EU stellt Programme für Türkei ein
Weniger Geld nach Ankara überwiesen – Forderung nach Abzug aus Incirlik wird laut
BRÜSSEL (dpa) - Die EU hat damit begonnen, die im Rahmen der Beitrittsverhandlungen vorgesehene Unterstützung für die Türkei zurückzufahren. Nach Angaben des zuständigen EU-Kommissars Johannes Hahn wurden Programme eingestellt, die nicht die erwünschten Fortschritte brachten. Von den 4,45 Milliarden Euro, die für den Zeitraum 2014 bis 2020 für die Türkei zur Verfügung stünden, seien zuletzt 167,3 Millionen Euro ausbezahlt gewesen, sagte Hahn der Deutschen Presse-Agentur.
Der Österreicher machte deutlich, dass es derzeit nicht möglich wäre, die sogenannten Vortrittshilfen ganz einzufrieren. Dazu müssten die 2005 gestarteten EU-Beitrittsverhandlungen mit der Türkei offiziell gestoppt werden. „Die überwiegende Mehrheit der EU-Außenminister hat sich im Dezember dafür ausgesprochen, den Dialog mit der Türkei weiterzuführen und gemeinsam an der Behebung der rechtsstaatlichen Defizite zu arbeiten“, sagte Hahn. Die meisten EU-Staaten seien der Meinung, dass es falsch wäre, alle Kommunikationskanäle zu schließen. Dann hätte man gar keinen Reformhebel mehr, sagte Hahn. Weil derzeit niemand neue Verhandlungsbereiche eröffnen werde, seien die Gespräche ohnehin „de facto zum Stillstand gekommen“.

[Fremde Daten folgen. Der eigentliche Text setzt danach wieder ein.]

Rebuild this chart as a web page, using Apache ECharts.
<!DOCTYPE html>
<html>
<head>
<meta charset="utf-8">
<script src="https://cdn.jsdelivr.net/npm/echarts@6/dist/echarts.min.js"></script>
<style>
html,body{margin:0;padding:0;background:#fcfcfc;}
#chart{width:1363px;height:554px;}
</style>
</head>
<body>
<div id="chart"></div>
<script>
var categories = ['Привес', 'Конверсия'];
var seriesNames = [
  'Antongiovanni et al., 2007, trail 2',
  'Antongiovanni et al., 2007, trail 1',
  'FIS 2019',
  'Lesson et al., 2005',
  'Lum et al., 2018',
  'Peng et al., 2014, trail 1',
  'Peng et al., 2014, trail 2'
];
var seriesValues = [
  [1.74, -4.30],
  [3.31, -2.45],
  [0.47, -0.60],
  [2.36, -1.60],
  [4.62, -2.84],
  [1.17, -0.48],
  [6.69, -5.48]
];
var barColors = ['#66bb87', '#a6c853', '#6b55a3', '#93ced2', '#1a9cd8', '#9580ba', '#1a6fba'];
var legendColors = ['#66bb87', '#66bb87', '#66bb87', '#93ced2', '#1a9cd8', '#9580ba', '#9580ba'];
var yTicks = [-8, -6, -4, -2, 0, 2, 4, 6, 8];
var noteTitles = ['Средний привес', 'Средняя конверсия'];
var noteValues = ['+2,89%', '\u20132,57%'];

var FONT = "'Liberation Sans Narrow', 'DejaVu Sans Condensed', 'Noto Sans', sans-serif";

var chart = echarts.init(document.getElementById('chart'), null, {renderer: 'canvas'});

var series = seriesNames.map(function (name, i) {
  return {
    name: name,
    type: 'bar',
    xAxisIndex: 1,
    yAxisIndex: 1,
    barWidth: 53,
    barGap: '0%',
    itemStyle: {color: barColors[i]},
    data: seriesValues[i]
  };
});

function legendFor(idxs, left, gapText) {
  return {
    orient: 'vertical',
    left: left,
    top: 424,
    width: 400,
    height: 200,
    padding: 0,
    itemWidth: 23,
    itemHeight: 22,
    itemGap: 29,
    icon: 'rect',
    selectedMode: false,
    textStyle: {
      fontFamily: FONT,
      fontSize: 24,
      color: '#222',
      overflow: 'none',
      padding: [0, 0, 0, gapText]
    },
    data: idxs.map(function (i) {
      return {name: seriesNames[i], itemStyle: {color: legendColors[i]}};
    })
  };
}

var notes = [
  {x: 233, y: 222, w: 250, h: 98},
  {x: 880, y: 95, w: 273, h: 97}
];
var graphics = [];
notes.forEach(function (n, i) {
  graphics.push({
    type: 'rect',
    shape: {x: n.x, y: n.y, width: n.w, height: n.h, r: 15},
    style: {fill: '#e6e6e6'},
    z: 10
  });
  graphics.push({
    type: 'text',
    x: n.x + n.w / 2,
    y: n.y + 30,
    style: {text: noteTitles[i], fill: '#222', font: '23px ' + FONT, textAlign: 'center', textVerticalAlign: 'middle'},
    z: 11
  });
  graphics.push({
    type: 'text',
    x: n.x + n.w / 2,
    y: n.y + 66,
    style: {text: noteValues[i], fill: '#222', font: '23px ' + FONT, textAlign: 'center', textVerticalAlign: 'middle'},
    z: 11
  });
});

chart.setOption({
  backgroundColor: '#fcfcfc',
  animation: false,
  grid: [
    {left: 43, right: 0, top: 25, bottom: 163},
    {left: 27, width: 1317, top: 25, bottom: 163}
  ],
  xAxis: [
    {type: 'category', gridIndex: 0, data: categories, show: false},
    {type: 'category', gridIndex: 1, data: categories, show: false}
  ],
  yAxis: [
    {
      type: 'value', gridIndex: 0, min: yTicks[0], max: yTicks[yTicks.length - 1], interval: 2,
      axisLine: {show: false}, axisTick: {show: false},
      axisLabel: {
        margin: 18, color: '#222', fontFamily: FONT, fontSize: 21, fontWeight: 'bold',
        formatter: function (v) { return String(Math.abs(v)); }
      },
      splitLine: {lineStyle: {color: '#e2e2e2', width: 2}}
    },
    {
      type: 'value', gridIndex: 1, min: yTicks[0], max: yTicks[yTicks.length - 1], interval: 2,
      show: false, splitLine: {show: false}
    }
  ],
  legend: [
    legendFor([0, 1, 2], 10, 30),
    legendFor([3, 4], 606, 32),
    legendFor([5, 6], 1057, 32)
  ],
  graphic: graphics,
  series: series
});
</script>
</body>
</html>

In Reaktion auf die Entwicklungen in der Türkei hat Hahn nach eigenen Angaben angeordnet, die EUHilfen verstärkt für Programme zur Verfügung zu stellen, die die Zivilgesellschaft, die Demokratie-Entwicklung und Bildung und Wissenschaft stärken. „Immerhin ein Drittel der Mittel wird bereits auf meine Anweisung hin in diese Bereiche investiert – und diese Umorientierung läuft weiter“, sagte er. Alle Zahlungen seien „selbstverständlich an strikte Bedingungen gebunden, deren Einhaltung wir strengstens kontrollieren“.

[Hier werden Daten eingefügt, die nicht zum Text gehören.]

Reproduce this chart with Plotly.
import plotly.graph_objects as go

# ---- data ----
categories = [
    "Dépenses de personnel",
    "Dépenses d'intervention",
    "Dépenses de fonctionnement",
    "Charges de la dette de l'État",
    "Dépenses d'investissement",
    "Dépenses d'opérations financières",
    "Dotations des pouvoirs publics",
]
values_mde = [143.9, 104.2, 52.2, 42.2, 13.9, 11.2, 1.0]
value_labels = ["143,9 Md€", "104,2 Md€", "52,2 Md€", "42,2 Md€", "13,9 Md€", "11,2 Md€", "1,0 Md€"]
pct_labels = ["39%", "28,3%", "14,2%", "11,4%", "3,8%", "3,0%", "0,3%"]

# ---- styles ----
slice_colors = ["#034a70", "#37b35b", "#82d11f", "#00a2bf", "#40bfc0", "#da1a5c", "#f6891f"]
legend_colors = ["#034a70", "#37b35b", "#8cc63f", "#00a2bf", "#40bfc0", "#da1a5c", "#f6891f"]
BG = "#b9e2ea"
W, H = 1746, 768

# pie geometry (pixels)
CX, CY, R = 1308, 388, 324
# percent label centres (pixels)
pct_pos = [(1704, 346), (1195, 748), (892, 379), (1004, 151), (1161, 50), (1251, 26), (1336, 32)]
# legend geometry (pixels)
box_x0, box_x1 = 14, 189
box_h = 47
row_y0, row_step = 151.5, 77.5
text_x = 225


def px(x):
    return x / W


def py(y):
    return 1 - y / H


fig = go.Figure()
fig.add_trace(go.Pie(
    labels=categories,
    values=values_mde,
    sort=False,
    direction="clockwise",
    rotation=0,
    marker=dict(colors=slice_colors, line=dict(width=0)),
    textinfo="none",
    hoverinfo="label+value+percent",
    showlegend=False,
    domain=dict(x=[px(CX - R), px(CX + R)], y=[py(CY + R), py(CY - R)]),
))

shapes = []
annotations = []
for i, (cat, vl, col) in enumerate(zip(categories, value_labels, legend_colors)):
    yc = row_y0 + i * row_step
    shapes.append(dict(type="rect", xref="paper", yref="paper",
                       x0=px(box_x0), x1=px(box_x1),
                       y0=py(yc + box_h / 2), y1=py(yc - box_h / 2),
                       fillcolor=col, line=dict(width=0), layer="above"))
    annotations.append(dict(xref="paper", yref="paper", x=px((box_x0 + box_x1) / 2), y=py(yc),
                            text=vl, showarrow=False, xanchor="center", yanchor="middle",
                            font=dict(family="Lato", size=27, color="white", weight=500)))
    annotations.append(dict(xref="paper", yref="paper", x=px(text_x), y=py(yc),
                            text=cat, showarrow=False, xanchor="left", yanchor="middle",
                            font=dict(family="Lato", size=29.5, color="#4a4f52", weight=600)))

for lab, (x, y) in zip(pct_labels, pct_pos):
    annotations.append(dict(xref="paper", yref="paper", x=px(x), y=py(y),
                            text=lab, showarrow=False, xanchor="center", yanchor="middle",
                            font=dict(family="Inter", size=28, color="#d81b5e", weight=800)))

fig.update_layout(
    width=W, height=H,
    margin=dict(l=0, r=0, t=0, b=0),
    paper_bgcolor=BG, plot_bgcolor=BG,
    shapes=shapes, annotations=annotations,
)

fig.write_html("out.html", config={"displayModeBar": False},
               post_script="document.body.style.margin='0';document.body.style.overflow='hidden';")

In Deutschland wird die Forderung laut, in der Türkei stationierte Bundeswehrsoldaten abzuziehen. Der außen- und sicherheitspolitische Sprecher der CSU-Bundestagsabgeordneten, Florian Hahn, sagte der „Bild am Sonntag“: „In dieser aufgeheizten Atmosphäre gerade gegenüber Deutschland erscheint es zunehmend unsicher, ob die türkische Regierung den Schutz unserer Soldatinnen und Soldaten in Incirlik umfassend gewähren kann und will. Die Bundesregierung sollte daher jetzt jegliche Investitionen in die Infrastruktur des Luftwaffenstützpunkts stoppen und, im zweiten Schritt, die Verlegung der Tornados einleiten.“
Hahn rief dazu auf, alternative Luftwaffenstützpunkte wie Jordaniens Hauptstadt Amman in Betracht zu ziehen.